Le tribunal de Paris a déjà examiné la plainte du sculpteur Daniel Druet contre l’artiste italien Maurizio Cattelan. L’affaire porte sur un litige des plus étranges, mais des plus dangereux si l’on arrivait à prononcer, le 08 juillet prochain, un jugement en faveur du plaignant. Druet revendique la priorité intellectuelle des œuvres que Cattelan avait déjà vendues et revendues et que le sculpteur avait réalisées entre 1999 et 2006. Voici les arguments de l’avocat du sculpteur : «Quand on regarde le travail de ces œuvres, il est incontestable qu’on a une expression artistique, alors que M. Cattelan, de son propre aveu, est incapable de sculpter, est incapable de peindre, est incapable de dessiner».

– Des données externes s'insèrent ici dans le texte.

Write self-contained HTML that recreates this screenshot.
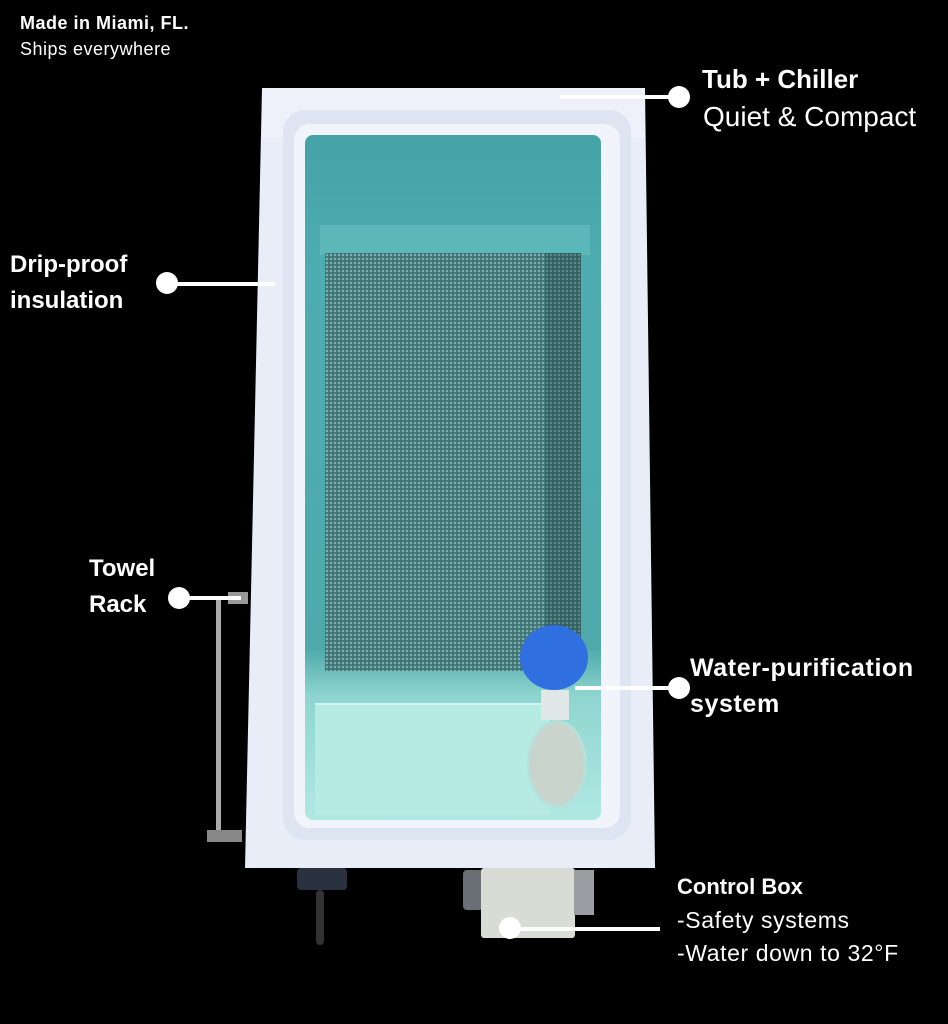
<!DOCTYPE html>
<html><head><meta charset="utf-8"><style>
body{margin:0;width:948px;height:1024px;background:#000;position:relative;overflow:hidden;font-family:"Liberation Sans",sans-serif;color:#fff}
.a{position:absolute}
.t{position:absolute;white-space:nowrap;line-height:1}
.dot{position:absolute;width:22px;height:22px;border-radius:50%;background:#fff}
.ln{position:absolute;height:4px;background:#fff}
</style></head><body>
<!-- tub outer -->
<div class="a" style="left:245px;top:88px;width:410px;height:780px;background:#e9edf8;clip-path:polygon(17px 0,400px 0,410px 780px,0 780px)"></div>
<div class="a" style="left:262px;top:88px;width:383px;height:50px;background:#eef1fa"></div>
<!-- inner rim -->
<div class="a" style="left:283px;top:110px;width:348px;height:730px;border-radius:22px;background:#dfe4f3"></div>
<div class="a" style="left:294px;top:124px;width:326px;height:704px;border-radius:16px;background:#f2f4fb"></div>
<!-- water -->
<div class="a" style="left:305px;top:135px;width:296px;height:685px;border-radius:8px;background:linear-gradient(#45a3a7 0%,#4eadb0 20%,#4fa9ab 75%,#8fd6d0 82%,#b0e8e2 100%)"></div>
<div class="a" style="left:320px;top:225px;width:270px;height:30px;background:#5cb8b8"></div>
<!-- mat -->
<div class="a" style="left:325px;top:253px;width:256px;height:418px;background:#3f7474;background-image:radial-gradient(#7fb2b0 1px,transparent 1.5px);background-size:4px 4px"></div>
<div class="a" style="left:545px;top:253px;width:36px;height:418px;background:rgba(20,50,50,.3)"></div>
<!-- step -->
<div class="a" style="left:315px;top:703px;width:235px;height:110px;background:#b6ebe4;border-top:2px solid #d2f4ef"></div>
<!-- valve -->
<div class="a" style="left:520px;top:625px;width:68px;height:65px;border-radius:50%;background:#2f6fe0"></div>
<div class="a" style="left:541px;top:690px;width:28px;height:30px;background:#dfe8e6"></div>
<div class="a" style="left:527px;top:720px;width:54px;height:82px;border-radius:50%;background:#c9d4cc;border:3px solid #b6e0da"></div>
<!-- towel rack -->
<div class="a" style="left:216px;top:598px;width:5px;height:240px;background:#aaa"></div>
<div class="a" style="left:207px;top:830px;width:35px;height:12px;background:#888"></div>
<div class="a" style="left:228px;top:592px;width:20px;height:12px;background:#999"></div>
<!-- bottom parts -->
<div class="a" style="left:297px;top:868px;width:50px;height:22px;background:#2a3240;border-radius:4px"></div>
<div class="a" style="left:316px;top:890px;width:8px;height:55px;background:#333;border-radius:4px"></div>
<div class="a" style="left:463px;top:870px;width:20px;height:40px;background:#6a6f76;border-radius:4px"></div>
<div class="a" style="left:481px;top:868px;width:94px;height:70px;background:#d8dcd4;border-radius:3px"></div>
<div class="a" style="left:574px;top:870px;width:20px;height:45px;background:#9a9ea2"></div>
<!-- connectors -->
<div class="ln" style="left:560px;top:95px;width:119px"></div><div class="dot" style="left:668px;top:86px"></div>
<div class="ln" style="left:167px;top:282px;width:108px"></div><div class="dot" style="left:156px;top:272px"></div>
<div class="ln" style="left:179px;top:596px;width:62px"></div><div class="dot" style="left:168px;top:587px"></div>
<div class="ln" style="left:575px;top:686px;width:104px"></div><div class="dot" style="left:668px;top:677px"></div>
<div class="ln" style="left:510px;top:927px;width:150px"></div><div class="dot" style="left:499px;top:917px"></div>
<!-- labels -->
<div class="t" style="left:20px;top:14px;font-size:18px;font-weight:bold;letter-spacing:.5px">Made in Miami, FL.</div>
<div class="t" style="left:20px;top:40px;font-size:18px;letter-spacing:.5px">Ships everywhere</div>
<div class="t" style="left:702px;top:66px;font-size:26px;font-weight:bold">Tub + Chiller</div>
<div class="t" style="left:703px;top:103px;font-size:28px">Quiet &amp; Compact</div>
<div class="t" style="left:10px;top:253px;font-size:24px;font-weight:bold">Drip-proof</div>
<div class="t" style="left:10px;top:289px;font-size:24px;font-weight:bold">insulation</div>
<div class="t" style="left:89px;top:557px;font-size:24px;font-weight:bold">Towel</div>
<div class="t" style="left:89px;top:593px;font-size:24px;font-weight:bold">Rack</div>
<div class="t" style="left:690px;top:656px;font-size:25px;font-weight:bold;letter-spacing:.6px">Water-purification</div>
<div class="t" style="left:690px;top:692px;font-size:25px;font-weight:bold;letter-spacing:.6px">system</div>
<div class="t" style="left:677px;top:876px;font-size:22px;font-weight:bold">Control Box</div>
<div class="t" style="left:677px;top:909px;font-size:23px;letter-spacing:.6px">-Safety systems</div>
<div class="t" style="left:677px;top:942px;font-size:23px;letter-spacing:.6px">-Water down to 32°F</div>
</body></html>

Cattelan comme beaucoup d’artistes contemporains a demandé à un technicien de lui réaliser des œuvres. Si Maurizio Cattelan voulait peindre, sculpter ou dessiner, il serait rentré dans une école à cet effet. Mais il est artiste contemporain et le propre de cet art est l’idée, le concept. Druet, le sculpteur qui a 80 ans, a passé sa vie à sculpter mais ses réalisations n’ont jamais eu le succès qu’elles connurent sous la signature de Cattelan.

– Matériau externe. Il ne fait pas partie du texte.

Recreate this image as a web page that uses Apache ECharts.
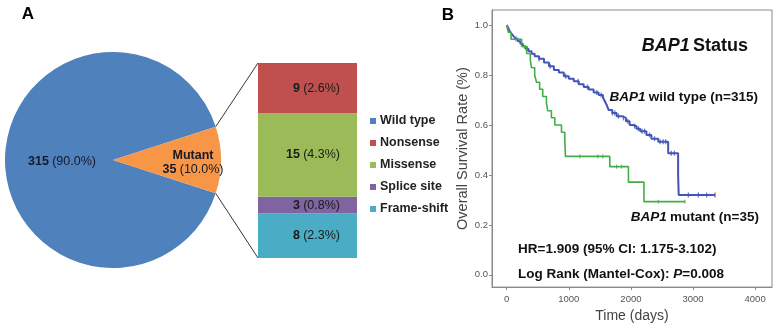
<!DOCTYPE html>
<html>
<head>
<meta charset="utf-8">
<script src="https://cdn.jsdelivr.net/npm/echarts@6/dist/echarts.min.js"></script>
<style>
  html, body { margin: 0; padding: 0; background: #fff; }
  #chart { width: 773px; height: 328px; }
</style>
</head>
<body>
<div id="chart"></div>
<script>
// ---- panel A data ----
var pieNames = ['Wild type', 'Mutant'];
var pieValues = [315, 35];
var mutTypes = ['Nonsense', 'Missense', 'Splice site', 'Frame-shift'];
var mutCounts = [9, 15, 3, 8];
var mutPct = [2.6, 4.3, 0.8, 2.3];

// ---- panel B data (Kaplan-Meier) ----
var wtTimes = [0, 20, 50, 80, 110, 140, 180, 220, 260, 300, 350, 400, 450, 520, 600, 680, 760, 840, 920, 1000,
  1080, 1160, 1240, 1320, 1400, 1480, 1550, 1580, 1610, 1640, 1700, 1770, 1850, 1920, 1980, 2030, 2090, 2150,
  2250, 2330, 2440, 2600, 2760, 2770, 3355];
var wtSurv = [1.0, 0.99, 0.975, 0.965, 0.955, 0.945, 0.935, 0.925, 0.915, 0.905, 0.895, 0.885, 0.875, 0.865, 0.85,
  0.835, 0.82, 0.81, 0.795, 0.785, 0.775, 0.763, 0.752, 0.742, 0.73, 0.72, 0.71, 0.695, 0.68, 0.66, 0.648, 0.635,
  0.628, 0.615, 0.60, 0.595, 0.585, 0.575, 0.56, 0.545, 0.533, 0.487, 0.40, 0.32, 0.32];
var wtCensor = [150, 330, 520, 700, 950, 1150, 1300, 1450, 1520, 1700, 1740, 1800, 1880, 1950, 2060, 2120, 2180,
  2220, 2300, 2380, 2470, 2520, 2560, 2650, 2700, 2925, 3086, 3220, 3355];

var mtTimes = [0, 25, 70, 240, 320, 380, 400, 450, 480, 530, 580, 640, 660, 720, 774, 882, 935, 940, 945, 1660,
  1960, 2210, 2870];
var mtSurv = [1.0, 0.971, 0.943, 0.914, 0.886, 0.857, 0.829, 0.80, 0.771, 0.743, 0.714, 0.686, 0.657, 0.629, 0.60,
  0.571, 0.543, 0.514, 0.474, 0.433, 0.371, 0.293, 0.293];
var mtCensor = [1177, 1468, 1548, 1769, 1849, 2441, 2870];

var xTicks = [0, 1000, 2000, 3000, 4000];
var yTicks = [0, 0.2, 0.4, 0.6, 0.8, 1.0];

var FONT = 'Liberation Sans, Arial, sans-serif';
var BLUE = '#4356b6';
var GREEN = '#41ae4a';
var mutColors = ['#c0504d', '#9bbb59', '#8064a2', '#4bacc6'];

function pairs(ts, ss) {
  return ts.map(function (t, i) { return [t, ss[i]]; });
}
// survival at time t from the step curve
function survAt(ts, ss, t) {
  var s = ss[0];
  for (var i = 0; i < ts.length; i++) {
    if (ts[i] <= t) s = ss[i];
  }
  return s;
}
function censorPts(ts, ss, cs) {
  return cs.map(function (c) { return [c, survAt(ts, ss, c)]; });
}

// pie geometry
var pieCx = 113, pieCy = 160, pieR = 108;
var barLeft = 258, barTop = 63, barW = 99, barH = 195;
var halfAng = pieValues[1] / (pieValues[0] + pieValues[1]) * Math.PI; // half of mutant wedge

var chart = echarts.init(document.getElementById('chart'), null, { renderer: 'canvas' });

// bar series stack from bottom, so reverse the order
var barSeries = [];
for (var k = mutTypes.length - 1; k >= 0; k--) {
  (function (i) {
    barSeries.push({
      name: mutTypes[i],
      type: 'bar',
      stack: 'mut',
      xAxisIndex: 0,
      yAxisIndex: 0,
      barWidth: '100%',
      itemStyle: { color: mutColors[i] },
      label: {
        show: true,
        position: 'insideRight',
        distance: 17,
        formatter: function () { return '{b|' + mutCounts[i] + '} {n|(' + mutPct[i].toFixed(1) + '%)}'; },
        rich: {
          b: { fontWeight: 'bold', fontSize: 12.5, color: '#1a1a1a', fontFamily: FONT },
          n: { fontSize: 12.5, color: '#1a1a1a', fontFamily: FONT }
        }
      },
      data: [mutCounts[i]]
    });
  })(k);
}

var option = {
  animation: false,
  textStyle: { fontFamily: FONT },
  grid: [
    { left: barLeft, top: barTop, width: barW, height: barH, show: false },
    { left: 492, top: 10, right: 1, bottom: 40, show: true, borderColor: '#8a8a8a', borderWidth: 1 }
  ],
  legend: {
    orient: 'vertical',
    left: 365,
    top: 109,
    itemWidth: 6,
    itemHeight: 6,
    itemGap: 8,
    icon: 'rect',
    data: ['Wild type'].concat(mutTypes),
    textStyle: { fontWeight: 'bold', fontSize: 12.5, color: '#222', lineHeight: 14, fontFamily: FONT, padding: [0, 0, 0, -1] },
    selectedMode: false
  },
  xAxis: [
    { type: 'category', gridIndex: 0, data: ['m'], show: false },
    {
      type: 'value', gridIndex: 1, min: -237, max: 4272,
      axisLine: { show: true, onZero: false, lineStyle: { color: '#8a8a8a' } },
      axisTick: { show: true, customValues: xTicks, length: 3, lineStyle: { color: '#8a8a8a' } },
      axisLabel: { customValues: xTicks, fontSize: 9.5, color: '#555', margin: 7,
        formatter: function (v) { return String(v); } },
      splitLine: { show: false },
      name: 'Time (days)', nameLocation: 'middle', nameGap: 21,
      nameTextStyle: { fontSize: 14, color: '#444' }
    }
  ],
  yAxis: [
    { type: 'value', gridIndex: 0, min: 0, max: 35, show: false },
    {
      type: 'value', gridIndex: 1, min: -0.049, max: 1.06,
      axisLine: { show: true, onZero: false, lineStyle: { color: '#8a8a8a' } },
      axisTick: { show: true, customValues: yTicks, length: 3, lineStyle: { color: '#8a8a8a' } },
      axisLabel: { customValues: yTicks, fontSize: 9.5, color: '#555', margin: 4,
        formatter: function (v) { return v.toFixed(1); } },
      splitLine: { show: false },
      name: 'Overall Survival Rate (%)', nameLocation: 'middle', nameGap: 20,
      nameTextStyle: { fontSize: 14.5, color: '#444' }
    }
  ],
  series: [
    {
      type: 'pie',
      center: [pieCx, pieCy],
      radius: pieR,
      startAngle: -18,
      clockwise: true,
      silent: true,
      label: {
        show: true,
        position: 'inside',
        formatter: function (p) {
          var head = p.dataIndex === 1 ? '{b|' + p.name + '}\n' : '';
          return head + '{b|' + p.value + '} {n|(' + p.percent.toFixed(1) + '%)}';
        },
        rich: {
          b: { fontWeight: 'bold', fontSize: 12.5, color: '#15192a', fontFamily: FONT, lineHeight: 14 },
          n: { fontSize: 12.5, color: '#15192a', fontFamily: FONT, lineHeight: 14 }
        }
      },
      labelLayout: function (p) {
        return p.dataIndex === 1 ? { dx: 23, dy: 3 } : { dx: 6, dy: 2 };
      },
      data: [
        { name: pieNames[0], value: pieValues[0], itemStyle: { color: '#4f81bd' } },
        { name: pieNames[1], value: pieValues[1], itemStyle: { color: '#f79646' } }
      ]
    }
  ].concat(barSeries).concat([
    {
      name: 'wt', type: 'line', xAxisIndex: 1, yAxisIndex: 1,
      step: 'end', showSymbol: false, silent: true,
      lineStyle: { color: BLUE, width: 2 },
      data: pairs(wtTimes, wtSurv)
    },
    {
      name: 'mt', type: 'line', xAxisIndex: 1, yAxisIndex: 1,
      step: 'end', showSymbol: false, silent: true,
      lineStyle: { color: GREEN, width: 1.6 },
      data: pairs(mtTimes, mtSurv)
    },
    {
      name: 'wtc', type: 'scatter', xAxisIndex: 1, yAxisIndex: 1, silent: true,
      symbol: 'rect', symbolSize: [1.3, 5], itemStyle: { color: BLUE },
      data: censorPts(wtTimes, wtSurv, wtCensor)
    },
    {
      name: 'mtc', type: 'scatter', xAxisIndex: 1, yAxisIndex: 1, silent: true,
      symbol: 'rect', symbolSize: [1.2, 4], itemStyle: { color: GREEN },
      data: censorPts(mtTimes, mtSurv, mtCensor)
    }
  ]),
  graphic: [
    { type: 'text', x: 28, y: 14, style: { text: 'A', font: 'bold 17px ' + FONT, fill: '#000', align: 'center', verticalAlign: 'middle' } },
    { type: 'text', x: 448, y: 15, style: { text: 'B', font: 'bold 17px ' + FONT, fill: '#000', align: 'center', verticalAlign: 'middle' } },
    // zoom lines from mutant wedge to the stacked bar
    { type: 'line', shape: { x1: pieCx + pieR * Math.cos(halfAng), y1: pieCy - pieR * Math.sin(halfAng), x2: barLeft, y2: barTop },
      style: { stroke: '#333', lineWidth: 1 } },
    { type: 'line', shape: { x1: pieCx + pieR * Math.cos(halfAng), y1: pieCy + pieR * Math.sin(halfAng), x2: barLeft, y2: barTop + barH },
      style: { stroke: '#333', lineWidth: 1 } },
    { type: 'text', x: 748, y: 46, z: 10, style: {
        text: '{i|BAP1} {b|Status}', align: 'right', verticalAlign: 'middle', fill: '#111',
        rich: { i: { fontStyle: 'italic', fontWeight: 'bold', fontSize: 18, fontFamily: FONT, fill: '#111' },
                b: { fontWeight: 'bold', fontSize: 18, fontFamily: FONT, fill: '#111' } } } },
    { type: 'text', x: 758, y: 97, z: 10, style: {
        text: '{i|BAP1} {b|wild type (n=315)}', align: 'right', verticalAlign: 'middle',
        rich: { i: { fontStyle: 'italic', fontWeight: 'bold', fontSize: 13.5, fontFamily: FONT, fill: '#111' },
                b: { fontWeight: 'bold', fontSize: 13.5, fontFamily: FONT, fill: '#111' } } } },
    { type: 'text', x: 759, y: 217, z: 10, style: {
        text: '{i|BAP1} {b|mutant (n=35)}', align: 'right', verticalAlign: 'middle',
        rich: { i: { fontStyle: 'italic', fontWeight: 'bold', fontSize: 13.5, fontFamily: FONT, fill: '#111' },
                b: { fontWeight: 'bold', fontSize: 13.5, fontFamily: FONT, fill: '#111' } } } },
    { type: 'text', x: 518, y: 249, z: 10, style: {
        text: 'HR=1.909 (95% CI: 1.175-3.102)', font: 'bold 13.5px ' + FONT, fill: '#111', verticalAlign: 'middle' } },
    { type: 'text', x: 518, y: 274, z: 10, style: {
        text: '{b|Log Rank (Mantel-Cox): }{i|P}{b|=0.008}', verticalAlign: 'middle',
        rich: { i: { fontStyle: 'italic', fontWeight: 'bold', fontSize: 13.5, fontFamily: FONT, fill: '#111' },
                b: { fontWeight: 'bold', fontSize: 13.5, fontFamily: FONT, fill: '#111' } } } }
  ]
};

chart.setOption(option);
</script>
</body>
</html>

Mais comme si nous devions, au Maroc, être absolument les premiers en cette chose bizarre. Il y a quelques années, l’artiste contemporain Hassan Darsi a du se défendre devant le tribunal de Casablanca contre la même accusation. En tant qu’artiste contemporain Darsi eut, pour un projet précis, besoin d’un photographe. C’est à dire un manipulateur de l’appareil capable de travailler sous les ordres d’un artiste, comme le maçon sous les ordres d’un architecte, ou un cameraman sous les ordres d’un réalisateur. Dans des cas pareils le travailleur est payé par le commanditaire et c’est fini exactement comme le plombier qui vient installer la tuyauterie et s’en va. L’oeuvre a été exposée vue, commentée, critiquée… Seulement voilà, un beau jour le preneur d’images revient vers l’artiste et revendique la propriété intellectuelle du travail que l’artiste a porté à travers les expositions, les biennales, les musées… Après désaccord, il s’en va déposer plainte. Le problème est à moitié réglé en faveur de l’artiste, mais une perte de temps et d’argent, un ralentissement des projets de l’artiste en ont été les conséquences fâcheuses.
Cattelan est l’artiste qui a exposé une banane en 2019. S’étonnera-t-on si on apprend que le propriétaire de la bananière où l’artiste a acheté le fruit revendique la propriété intellectuelle de l’oeuvre ? Dans le cas de Hassan Darsi et de Maurizio Cattalan il s’agit d’un travail contemporain où l’idée/concept est essentielle. La descendance du fabricant des pissotières devront-ils demander la paternité de l’œuvre de Marcel Duchamp exposée à New York en 1917 ? Afin d’échapper aux techniciens arnaqueurs, les artistes doivent-ils à l’instar de Salvatore Garau se contenter de vendre des œuvres invisibles ?
Un débat autour de cette question est absolument nécessaire car la juridiction ne peut trancher en l’absence de spécialistes experts.